The miners became trapped at a mine in the northern border state of Coahuila on Wednesday afternoon when their excavation work caused a tunnel wall to collapse, triggering flooding in three wells.
Mexican President Andres Manuel Lopez Obrador said that Saturday would be “decisive” in determining whether divers could safely enter the mine, but by the afternoon, Coahuila Governor Miguel Riquelme said water levels were still too high.
Photo: Reuters
“Time is against us,” he told families at the site, Mexican media reported.
Relatives keeping vigil outside said they were pinning their hopes on the possibility the miners had found a pocket of air.

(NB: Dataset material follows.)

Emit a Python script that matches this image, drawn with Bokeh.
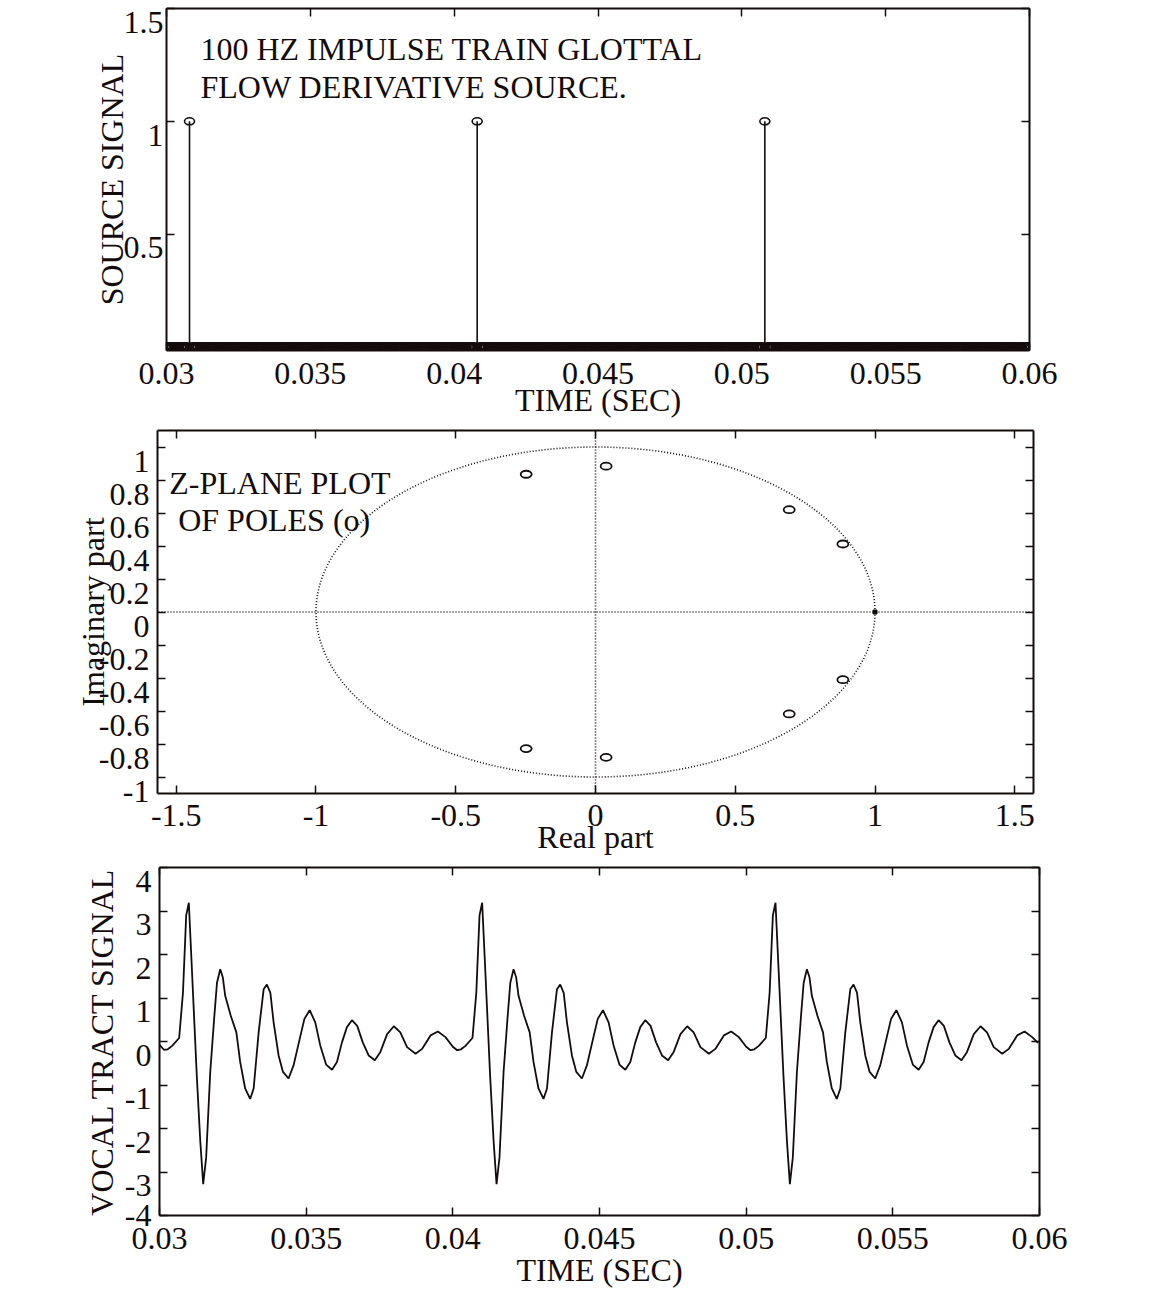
import numpy as np
from bokeh.plotting import figure
from bokeh.models import (LinearAxis, FixedTicker, CustomJSTickFormatter, Label,
                          Arrow, Range1d)
from bokeh.layouts import column
from bokeh.embed import file_html
from bokeh.resources import INLINE

FONT = "Liberation Serif"
FS = "32px"
INK = "#140c0c"

# ---------------- data ----------------
# top: impulse train (source)
impulse_times = [0.0308, 0.0408, 0.0508]
impulse_values = [1.0, 1.0, 1.0]
source_sample_times = np.round(np.arange(0.0300, 0.06005, 0.0001), 4)
is_impulse = np.isin(source_sample_times, impulse_times)
zero_sample_times = source_sample_times[~is_impulse]
zero_sample_values = np.zeros(len(zero_sample_times))

# middle: poles in the z-plane
pole_real = [0.038, 0.038, 0.693, 0.693, 0.885, 0.885, -0.248, -0.248]
pole_imag = [0.884, -0.881, 0.620, -0.618, 0.412, -0.410, 0.835, -0.828]
zero_real = [1.0]
zero_imag = [0.0]

# bottom: vocal tract output signal
vt_time = [
    0.03000, 0.03015, 0.03028, 0.03043, 0.03067, 0.03080, 0.03091, 0.03100, 0.03110, 0.03127,
    0.03139, 0.03149, 0.03159, 0.03173, 0.03187, 0.03196, 0.03207, 0.03216, 0.03224, 0.03243,
    0.03262, 0.03275, 0.03292, 0.03309, 0.03321, 0.03338, 0.03355, 0.03366, 0.03378, 0.03389,
    0.03406, 0.03421, 0.03440, 0.03457, 0.03478, 0.03494, 0.03512, 0.03531, 0.03548, 0.03568,
    0.03588, 0.03605, 0.03622, 0.03639, 0.03656, 0.03674, 0.03693, 0.03713, 0.03734, 0.03753,
    0.03776, 0.03799, 0.03821, 0.03844, 0.03873, 0.03895, 0.03924, 0.03949, 0.03975,
    0.04000, 0.04015, 0.04028, 0.04043, 0.04067, 0.04080, 0.04091, 0.04100, 0.04110, 0.04127,
    0.04139, 0.04149, 0.04159, 0.04173, 0.04187, 0.04196, 0.04207, 0.04216, 0.04224, 0.04243,
    0.04262, 0.04275, 0.04292, 0.04309, 0.04321, 0.04338, 0.04355, 0.04366, 0.04378, 0.04389,
    0.04406, 0.04421, 0.04440, 0.04457, 0.04478, 0.04494, 0.04512, 0.04531, 0.04548, 0.04568,
    0.04588, 0.04605, 0.04622, 0.04639, 0.04656, 0.04674, 0.04693, 0.04713, 0.04734, 0.04753,
    0.04776, 0.04799, 0.04821, 0.04844, 0.04873, 0.04895, 0.04924, 0.04949, 0.04975,
    0.05000, 0.05015, 0.05028, 0.05043, 0.05067, 0.05080, 0.05091, 0.05100, 0.05110, 0.05127,
    0.05139, 0.05149, 0.05159, 0.05173, 0.05187, 0.05196, 0.05207, 0.05216, 0.05224, 0.05243,
    0.05262, 0.05275, 0.05292, 0.05309, 0.05321, 0.05338, 0.05355, 0.05366, 0.05378, 0.05389,
    0.05406, 0.05421, 0.05440, 0.05457, 0.05478, 0.05494, 0.05512, 0.05531, 0.05548, 0.05568,
    0.05588, 0.05605, 0.05622, 0.05639, 0.05656, 0.05674, 0.05693, 0.05713, 0.05734, 0.05753,
    0.05776, 0.05799, 0.05821, 0.05844, 0.05873, 0.05895, 0.05924, 0.05949, 0.05975, 0.05995,
]
vt_value = [
    -0.08, -0.19, -0.18, -0.10, 0.08, 1.12, 2.90, 3.19, 1.73, -0.77,
    -2.29, -3.28, -2.67, -0.70, 0.59, 1.35, 1.66, 1.47, 1.05, 0.59,
    0.21, -0.47, -1.08, -1.32, -1.08, 0.21, 1.20, 1.31, 1.12, 0.44,
    -0.32, -0.70, -0.85, -0.55, 0.06, 0.52, 0.72, 0.44, -0.09, -0.53,
    -0.65, -0.47, -0.02, 0.33, 0.49, 0.36, -0.02, -0.32, -0.43, -0.24,
    0.17, 0.35, 0.21, -0.13, -0.28, -0.17, 0.14, 0.23, 0.10,
    -0.12, -0.20, -0.18, -0.10, 0.08, 1.12, 2.90, 3.19, 1.73, -0.77,
    -2.29, -3.28, -2.67, -0.70, 0.59, 1.35, 1.66, 1.47, 1.05, 0.59,
    0.21, -0.47, -1.08, -1.32, -1.08, 0.21, 1.20, 1.31, 1.12, 0.44,
    -0.32, -0.70, -0.85, -0.55, 0.06, 0.52, 0.72, 0.44, -0.09, -0.53,
    -0.65, -0.47, -0.02, 0.33, 0.49, 0.36, -0.02, -0.32, -0.43, -0.24,
    0.17, 0.35, 0.21, -0.13, -0.28, -0.17, 0.14, 0.23, 0.10,
    -0.12, -0.20, -0.18, -0.10, 0.08, 1.12, 2.90, 3.19, 1.73, -0.77,
    -2.29, -3.28, -2.67, -0.70, 0.59, 1.35, 1.66, 1.47, 1.05, 0.59,
    0.21, -0.47, -1.08, -1.32, -1.08, 0.21, 1.20, 1.31, 1.12, 0.44,
    -0.32, -0.70, -0.85, -0.55, 0.06, 0.52, 0.72, 0.44, -0.09, -0.53,
    -0.65, -0.47, -0.02, 0.33, 0.49, 0.36, -0.02, -0.32, -0.43, -0.24,
    0.17, 0.35, 0.21, -0.13, -0.28, -0.17, 0.14, 0.23, 0.10, -0.03,
]

time_ticks = [0.03, 0.035, 0.04, 0.045, 0.05, 0.055, 0.06]
source_ticks = [0.5, 1.0, 1.5]
real_ticks = [-1.5, -1.0, -0.5, 0.0, 0.5, 1.0, 1.5]
imag_ticks = [-1.0, -0.8, -0.6, -0.4, -0.2, 0.0, 0.2, 0.4, 0.6, 0.8, 1.0]
vt_ticks = [-4, -3, -2, -1, 0, 1, 2, 3, 4]


def fmt(decimals, shift=0.0):
    k = 10 ** decimals
    return CustomJSTickFormatter(code=(
        "var v = Math.round((tick + %r)*%d)/%d; if (Math.abs(v) < 1e-12) { v = 0; } "
        "return String(v);" % (shift, k, k)))


BLANK = "return '';"


def make_fig(height, xr, yr, left, right, top, bottom):
    p = figure(width=1152, height=height, x_range=xr, y_range=yr,
               output_backend="svg", toolbar_location=None,
               x_axis_location=None, y_axis_location=None,
               min_border_left=left, min_border_right=right,
               min_border_top=top, min_border_bottom=bottom)
    p.frame_align = False
    p.xgrid.visible = False
    p.ygrid.visible = False
    p.outline_line_color = None
    p.background_fill_color = "white"
    p.border_fill_color = "white"
    return p


def base_axis(ticks, formatter):
    ax = LinearAxis(ticker=FixedTicker(ticks=ticks), formatter=formatter)
    ax.axis_line_width = 2
    ax.axis_line_color = INK
    ax.major_tick_in = 8
    ax.major_tick_out = 0
    ax.major_tick_line_width = 1.5
    ax.major_tick_line_color = INK
    ax.minor_tick_in = 0
    ax.minor_tick_out = 0
    ax.major_label_text_font = FONT
    ax.major_label_text_color = INK
    ax.axis_label_text_font = FONT
    ax.axis_label_text_font_size = FS
    ax.axis_label_text_font_style = "normal"
    ax.axis_label_text_color = INK
    return ax


def add_axes(p, xticks, yticks, xdec, ydec, xlabel, ylabel, ylab_shift,
             x_lab_standoff, y_lab_standoff, x_title_standoff, y_title_standoff):
    # bottom axis: ticks, labels and title
    ax = base_axis(xticks, fmt(xdec))
    ax.major_label_text_font_size = FS
    ax.major_label_standoff = x_lab_standoff
    ax.axis_label = xlabel
    ax.axis_label_standoff = x_title_standoff
    p.add_layout(ax, "below")
    # top and right: ticks only
    for side, ticks in (("above", xticks), ("right", yticks)):
        ax = base_axis(ticks, CustomJSTickFormatter(code=BLANK))
        ax.major_label_text_font_size = "0px"
        ax.major_label_standoff = 0
        p.add_layout(ax, side)
    # left, inner: ticks only
    ax = base_axis(yticks, CustomJSTickFormatter(code=BLANK))
    ax.major_label_text_font_size = "0px"
    ax.major_label_standoff = 0
    p.add_layout(ax, "left")
    # left, outer: labels sitting just below their ticks (kept inside the
    # axis extent), and the title
    lo = p.y_range.start + 1e-3 * (p.y_range.end - p.y_range.start)
    label_pos = [max(v - ylab_shift, lo) for v in yticks]
    ax = base_axis(label_pos, fmt(ydec, ylab_shift))
    ax.axis_line_color = None
    ax.major_tick_line_color = None
    ax.major_tick_in = 0
    ax.major_label_text_font_size = FS
    ax.major_label_standoff = y_lab_standoff
    ax.axis_label = ylabel
    ax.axis_label_standoff = y_title_standoff
    p.add_layout(ax, "left")


def text_label(p, x, y, txt):
    p.add_layout(Label(x=x, y=y, text=txt, text_font=FONT, text_font_size=FS,
                       text_color=INK, text_baseline="alphabetic", text_align="left"))


# ---------------- top: source signal ----------------
p1 = make_fig(420, Range1d(0.03, 0.06), Range1d(-0.016, 1.5), 166, 123, 8, 67)
add_axes(p1, time_ticks, source_ticks, 3, 1, "TIME (SEC)", "SOURCE SIGNAL", 0.0615,
         12, 3, -5, -9)
p1.segment(x0=impulse_times, y0=0, x1=impulse_times, y1=impulse_values,
           line_color=INK, line_width=1.6)
p1.ellipse(x=zero_sample_times, y=zero_sample_values, width=10, height=7,
           width_units="screen", height_units="screen",
           fill_color=None, line_color=INK, line_width=2.6)
p1.ellipse(x=impulse_times, y=impulse_values, width=10, height=7,
           width_units="screen", height_units="screen",
           fill_color=None, line_color=INK, line_width=1.6)
text_label(p1, 0.03118, 1.322, "100 HZ IMPULSE TRAIN GLOTTAL")
text_label(p1, 0.03118, 1.152, "FLOW DERIVATIVE SOURCE.")

# ---------------- middle: z-plane ----------------
p2 = make_fig(440, Range1d(-1.567, 1.567), Range1d(-1.1, 1.1), 157, 119, 10, 67)
add_axes(p2, real_ticks, imag_ticks, 1, 1, "Real part", "Imaginary part", 0.085,
         11, 8, -10, -15)
theta = np.linspace(0, 2 * np.pi, 721)
p2.line(np.cos(theta), np.sin(theta), line_color=INK, line_width=1.6, line_dash="1 2")
p2.add_layout(Arrow(end=None, x_start=-2.1, y_start=0, x_end=1.96, y_end=0,
                    line_color=INK, line_width=1.6, line_dash="1 2"))
p2.add_layout(Arrow(end=None, x_start=0, y_start=1.33, x_end=0, y_end=-1.42,
                    line_color=INK, line_width=1.6, line_dash="1 2"))
p2.ellipse(x=pole_real, y=pole_imag, width=11, height=7,
           width_units="screen", height_units="screen",
           fill_color=None, line_color=INK, line_width=1.8)
p2.scatter(x=zero_real, y=zero_imag, marker="square", size=4,
           fill_color=INK, line_color=INK)
text_label(p2, -1.525, 0.78, "Z-PLANE PLOT")
text_label(p2, -1.493, 0.556, "OF POLES (o)")

# ---------------- bottom: vocal tract signal ----------------
p3 = make_fig(430, Range1d(0.03, 0.06), Range1d(-4, 4), 159, 113, 7, 72)
add_axes(p3, time_ticks, vt_ticks, 3, 0, "TIME (SEC)", "VOCAL TRACT SIGNAL", 0.32,
         12, 8, 0, 2)
p3.line(vt_time, vt_value, line_color=INK, line_width=1.8)

layout = column(p1, p2, p3, spacing=0)
open("out.html", "w").write(file_html(layout, INLINE))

“We’re tired, we’re desperate, but with a little bit [of] hope,” said Cecilia Cruz, adding that she had heard about mining accidents in her native Coahuila for decades before the incident that trapped her nephew, 42-year-old Sergio Cruz.
Photo: Reuters
The possibility of mud-filled tunnels and underground collapses could make it impossible for rescue teams to search for the miners, even if enough water is extracted, she said.
“Do they want to risk more lives? It would be an even bigger tragedy,” she added.
Six divers from the Mexican Special Forces were sent to aid the effort at the mine, where three wells, each 60m deep, were initially more than half-flooded.
Five miners managed to escape. One, Fernando Pompa, recounted in an interview with a Coahuila radio station how he was hauled above ground in a cart used to transport coal after the accident unleashed a huge gush of water.
“The hope is that there’s a little bubble of air,” he said.
The mine, in the municipality of Sabinas, opened in January and had no “record of complaints for any type of abnormality,” the Mexican Secretariat of Labor and Social Welfare said.
Sergio Martinez, whose brother Jorge Luis Martinez, 34, is trapped, said that workers above ground told him they heard a thundering noise accompanied by a jet of air when the accident happened. They raced to the mine and threw down a rope, pulling up workers by hand, but did not reach Jorge Luis.
“We hope there’s a miracle so he gets out alive,” Martinez said.